## WHAT THE TASK ASKS
Leave out the images; return the rest of the data exactly.

## GIVEN DATA
☆ ☆ ☆ ☆ ☆ ☆ ☆

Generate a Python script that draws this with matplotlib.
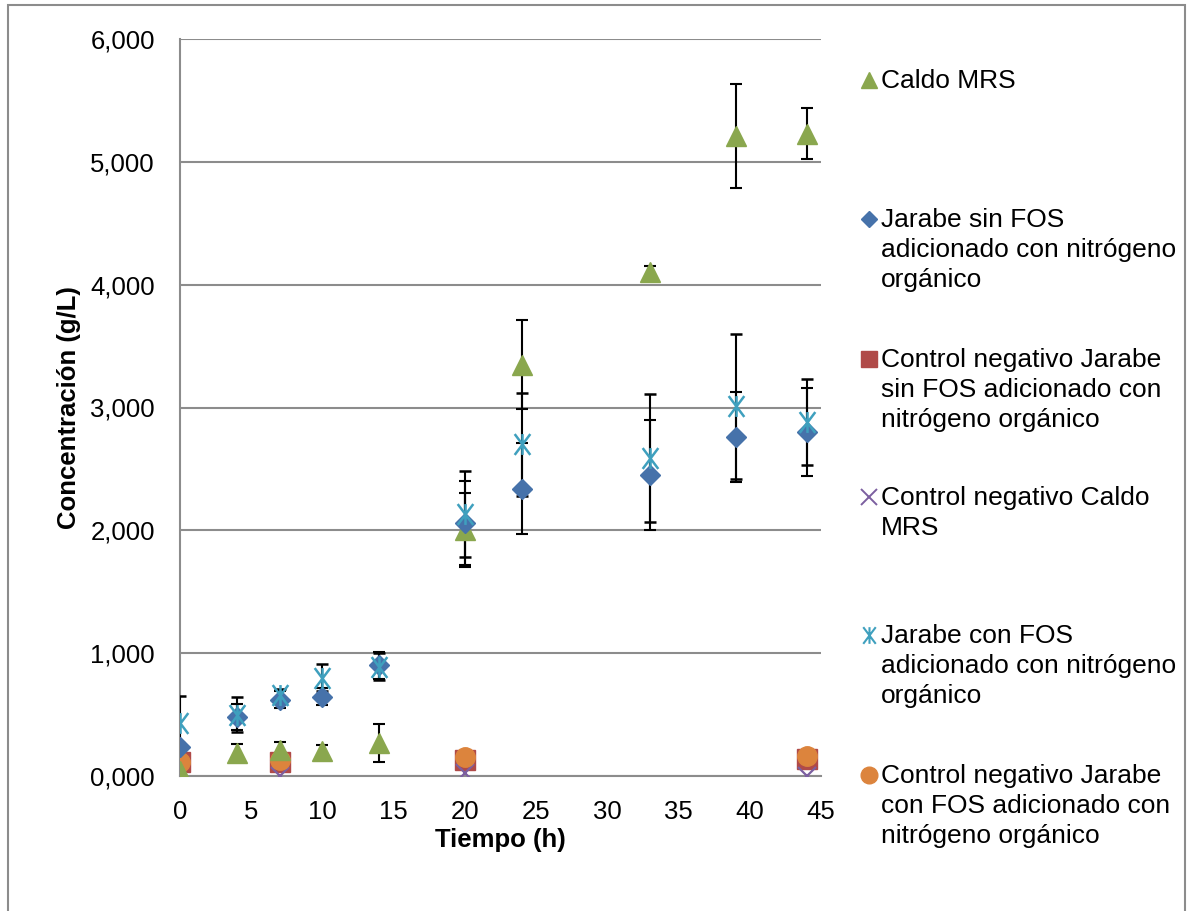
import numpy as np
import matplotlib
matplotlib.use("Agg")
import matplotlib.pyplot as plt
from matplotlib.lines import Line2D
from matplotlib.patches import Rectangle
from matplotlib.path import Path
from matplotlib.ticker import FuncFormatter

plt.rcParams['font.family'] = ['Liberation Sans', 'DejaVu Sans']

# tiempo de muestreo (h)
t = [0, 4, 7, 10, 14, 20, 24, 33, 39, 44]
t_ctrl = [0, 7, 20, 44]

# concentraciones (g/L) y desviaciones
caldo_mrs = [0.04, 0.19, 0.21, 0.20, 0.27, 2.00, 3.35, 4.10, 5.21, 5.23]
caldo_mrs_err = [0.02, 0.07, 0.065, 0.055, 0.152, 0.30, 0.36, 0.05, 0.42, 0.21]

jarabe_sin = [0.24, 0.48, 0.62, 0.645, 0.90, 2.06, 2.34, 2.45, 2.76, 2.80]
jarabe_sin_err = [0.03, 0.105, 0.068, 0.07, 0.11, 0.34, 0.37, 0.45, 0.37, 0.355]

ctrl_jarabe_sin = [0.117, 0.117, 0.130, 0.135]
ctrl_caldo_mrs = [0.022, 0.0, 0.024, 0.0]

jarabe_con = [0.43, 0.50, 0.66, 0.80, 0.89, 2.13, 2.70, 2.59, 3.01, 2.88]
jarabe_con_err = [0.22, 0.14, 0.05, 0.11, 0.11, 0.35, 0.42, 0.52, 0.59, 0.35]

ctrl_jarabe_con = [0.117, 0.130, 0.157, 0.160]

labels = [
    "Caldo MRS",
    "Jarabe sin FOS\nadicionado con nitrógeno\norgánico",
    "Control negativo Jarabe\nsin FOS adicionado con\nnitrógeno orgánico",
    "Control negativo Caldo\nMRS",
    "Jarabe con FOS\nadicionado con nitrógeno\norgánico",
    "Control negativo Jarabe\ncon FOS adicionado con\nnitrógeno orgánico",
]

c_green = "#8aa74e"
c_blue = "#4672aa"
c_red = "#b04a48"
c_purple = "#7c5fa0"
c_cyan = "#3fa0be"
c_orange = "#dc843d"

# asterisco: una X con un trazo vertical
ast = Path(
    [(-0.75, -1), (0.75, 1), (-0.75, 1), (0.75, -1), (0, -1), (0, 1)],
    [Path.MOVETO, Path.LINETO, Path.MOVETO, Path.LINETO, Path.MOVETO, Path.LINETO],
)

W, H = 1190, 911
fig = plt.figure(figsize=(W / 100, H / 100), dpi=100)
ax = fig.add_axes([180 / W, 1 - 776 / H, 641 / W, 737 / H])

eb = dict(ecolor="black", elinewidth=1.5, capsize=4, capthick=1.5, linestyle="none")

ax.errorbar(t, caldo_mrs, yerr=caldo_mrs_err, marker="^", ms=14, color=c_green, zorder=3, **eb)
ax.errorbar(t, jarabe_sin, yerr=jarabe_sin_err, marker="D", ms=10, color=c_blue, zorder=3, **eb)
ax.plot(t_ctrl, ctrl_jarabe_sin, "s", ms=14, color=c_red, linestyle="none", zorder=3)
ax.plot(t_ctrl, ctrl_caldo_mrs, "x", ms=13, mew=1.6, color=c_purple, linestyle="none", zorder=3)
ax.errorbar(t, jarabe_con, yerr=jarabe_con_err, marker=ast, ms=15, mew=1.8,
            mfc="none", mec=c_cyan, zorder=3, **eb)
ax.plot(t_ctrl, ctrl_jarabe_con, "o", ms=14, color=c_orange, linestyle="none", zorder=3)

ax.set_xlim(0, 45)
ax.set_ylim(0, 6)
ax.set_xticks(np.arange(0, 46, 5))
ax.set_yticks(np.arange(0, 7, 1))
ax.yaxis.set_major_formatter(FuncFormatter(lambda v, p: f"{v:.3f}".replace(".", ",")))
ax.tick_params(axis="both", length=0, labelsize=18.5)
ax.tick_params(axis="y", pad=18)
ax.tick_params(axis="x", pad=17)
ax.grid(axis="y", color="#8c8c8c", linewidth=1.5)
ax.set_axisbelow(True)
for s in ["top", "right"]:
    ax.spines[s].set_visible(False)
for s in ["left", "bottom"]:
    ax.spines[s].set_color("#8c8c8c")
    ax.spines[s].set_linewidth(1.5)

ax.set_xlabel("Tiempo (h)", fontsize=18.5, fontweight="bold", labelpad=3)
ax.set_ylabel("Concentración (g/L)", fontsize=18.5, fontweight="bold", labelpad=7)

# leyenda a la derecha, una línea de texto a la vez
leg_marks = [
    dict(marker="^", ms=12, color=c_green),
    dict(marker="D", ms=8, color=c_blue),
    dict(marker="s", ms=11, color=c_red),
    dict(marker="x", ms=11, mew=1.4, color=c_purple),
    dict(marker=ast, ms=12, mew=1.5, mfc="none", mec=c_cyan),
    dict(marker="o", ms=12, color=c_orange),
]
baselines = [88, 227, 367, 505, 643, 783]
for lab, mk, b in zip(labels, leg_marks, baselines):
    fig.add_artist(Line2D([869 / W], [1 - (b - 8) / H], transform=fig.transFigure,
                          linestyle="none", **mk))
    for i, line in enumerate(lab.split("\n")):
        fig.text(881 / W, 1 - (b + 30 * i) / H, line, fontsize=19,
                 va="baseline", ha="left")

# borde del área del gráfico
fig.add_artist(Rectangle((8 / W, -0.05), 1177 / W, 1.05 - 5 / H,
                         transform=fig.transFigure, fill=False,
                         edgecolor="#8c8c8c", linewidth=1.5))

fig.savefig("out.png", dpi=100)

☆ ☆ ☆ ☆ ☆ ☆ ☆

## COMPLETED EXERCISE
Generate a Python script that draws this with matplotlib.
import numpy as np
import matplotlib
matplotlib.use("Agg")
import matplotlib.pyplot as plt
from matplotlib.lines import Line2D
from matplotlib.patches import Rectangle
from matplotlib.path import Path
from matplotlib.ticker import FuncFormatter

plt.rcParams['font.family'] = ['Liberation Sans', 'DejaVu Sans']

# tiempo de muestreo (h)
t = [0, 4, 7, 10, 14, 20, 24, 33, 39, 44]
t_ctrl = [0, 7, 20, 44]

# concentraciones (g/L) y desviaciones
caldo_mrs = [0.04, 0.19, 0.21, 0.20, 0.27, 2.00, 3.35, 4.10, 5.21, 5.23]
caldo_mrs_err = [0.02, 0.07, 0.065, 0.055, 0.152, 0.30, 0.36, 0.05, 0.42, 0.21]

jarabe_sin = [0.24, 0.48, 0.62, 0.645, 0.90, 2.06, 2.34, 2.45, 2.76, 2.80]
jarabe_sin_err = [0.03, 0.105, 0.068, 0.07, 0.11, 0.34, 0.37, 0.45, 0.37, 0.355]

ctrl_jarabe_sin = [0.117, 0.117, 0.130, 0.135]
ctrl_caldo_mrs = [0.022, 0.0, 0.024, 0.0]

jarabe_con = [0.43, 0.50, 0.66, 0.80, 0.89, 2.13, 2.70, 2.59, 3.01, 2.88]
jarabe_con_err = [0.22, 0.14, 0.05, 0.11, 0.11, 0.35, 0.42, 0.52, 0.59, 0.35]

ctrl_jarabe_con = [0.117, 0.130, 0.157, 0.160]

labels = [
    "Caldo MRS",
    "Jarabe sin FOS\nadicionado con nitrógeno\norgánico",
    "Control negativo Jarabe\nsin FOS adicionado con\nnitrógeno orgánico",
    "Control negativo Caldo\nMRS",
    "Jarabe con FOS\nadicionado con nitrógeno\norgánico",
    "Control negativo Jarabe\ncon FOS adicionado con\nnitrógeno orgánico",
]

c_green = "#8aa74e"
c_blue = "#4672aa"
c_red = "#b04a48"
c_purple = "#7c5fa0"
c_cyan = "#3fa0be"
c_orange = "#dc843d"

# asterisco: una X con un trazo vertical
ast = Path(
    [(-0.75, -1), (0.75, 1), (-0.75, 1), (0.75, -1), (0, -1), (0, 1)],
    [Path.MOVETO, Path.LINETO, Path.MOVETO, Path.LINETO, Path.MOVETO, Path.LINETO],
)

W, H = 1190, 911
fig = plt.figure(figsize=(W / 100, H / 100), dpi=100)
ax = fig.add_axes([180 / W, 1 - 776 / H, 641 / W, 737 / H])

eb = dict(ecolor="black", elinewidth=1.5, capsize=4, capthick=1.5, linestyle="none")

ax.errorbar(t, caldo_mrs, yerr=caldo_mrs_err, marker="^", ms=14, color=c_green, zorder=3, **eb)
ax.errorbar(t, jarabe_sin, yerr=jarabe_sin_err, marker="D", ms=10, color=c_blue, zorder=3, **eb)
ax.plot(t_ctrl, ctrl_jarabe_sin, "s", ms=14, color=c_red, linestyle="none", zorder=3)
ax.plot(t_ctrl, ctrl_caldo_mrs, "x", ms=13, mew=1.6, color=c_purple, linestyle="none", zorder=3)
ax.errorbar(t, jarabe_con, yerr=jarabe_con_err, marker=ast, ms=15, mew=1.8,
            mfc="none", mec=c_cyan, zorder=3, **eb)
ax.plot(t_ctrl, ctrl_jarabe_con, "o", ms=14, color=c_orange, linestyle="none", zorder=3)

ax.set_xlim(0, 45)
ax.set_ylim(0, 6)
ax.set_xticks(np.arange(0, 46, 5))
ax.set_yticks(np.arange(0, 7, 1))
ax.yaxis.set_major_formatter(FuncFormatter(lambda v, p: f"{v:.3f}".replace(".", ",")))
ax.tick_params(axis="both", length=0, labelsize=18.5)
ax.tick_params(axis="y", pad=18)
ax.tick_params(axis="x", pad=17)
ax.grid(axis="y", color="#8c8c8c", linewidth=1.5)
ax.set_axisbelow(True)
for s in ["top", "right"]:
    ax.spines[s].set_visible(False)
for s in ["left", "bottom"]:
    ax.spines[s].set_color("#8c8c8c")
    ax.spines[s].set_linewidth(1.5)

ax.set_xlabel("Tiempo (h)", fontsize=18.5, fontweight="bold", labelpad=3)
ax.set_ylabel("Concentración (g/L)", fontsize=18.5, fontweight="bold", labelpad=7)

# leyenda a la derecha, una línea de texto a la vez
leg_marks = [
    dict(marker="^", ms=12, color=c_green),
    dict(marker="D", ms=8, color=c_blue),
    dict(marker="s", ms=11, color=c_red),
    dict(marker="x", ms=11, mew=1.4, color=c_purple),
    dict(marker=ast, ms=12, mew=1.5, mfc="none", mec=c_cyan),
    dict(marker="o", ms=12, color=c_orange),
]
baselines = [88, 227, 367, 505, 643, 783]
for lab, mk, b in zip(labels, leg_marks, baselines):
    fig.add_artist(Line2D([869 / W], [1 - (b - 8) / H], transform=fig.transFigure,
                          linestyle="none", **mk))
    for i, line in enumerate(lab.split("\n")):
        fig.text(881 / W, 1 - (b + 30 * i) / H, line, fontsize=19,
                 va="baseline", ha="left")

# borde del área del gráfico
fig.add_artist(Rectangle((8 / W, -0.05), 1177 / W, 1.05 - 5 / H,
                         transform=fig.transFigure, fill=False,
                         edgecolor="#8c8c8c", linewidth=1.5))

fig.savefig("out.png", dpi=100)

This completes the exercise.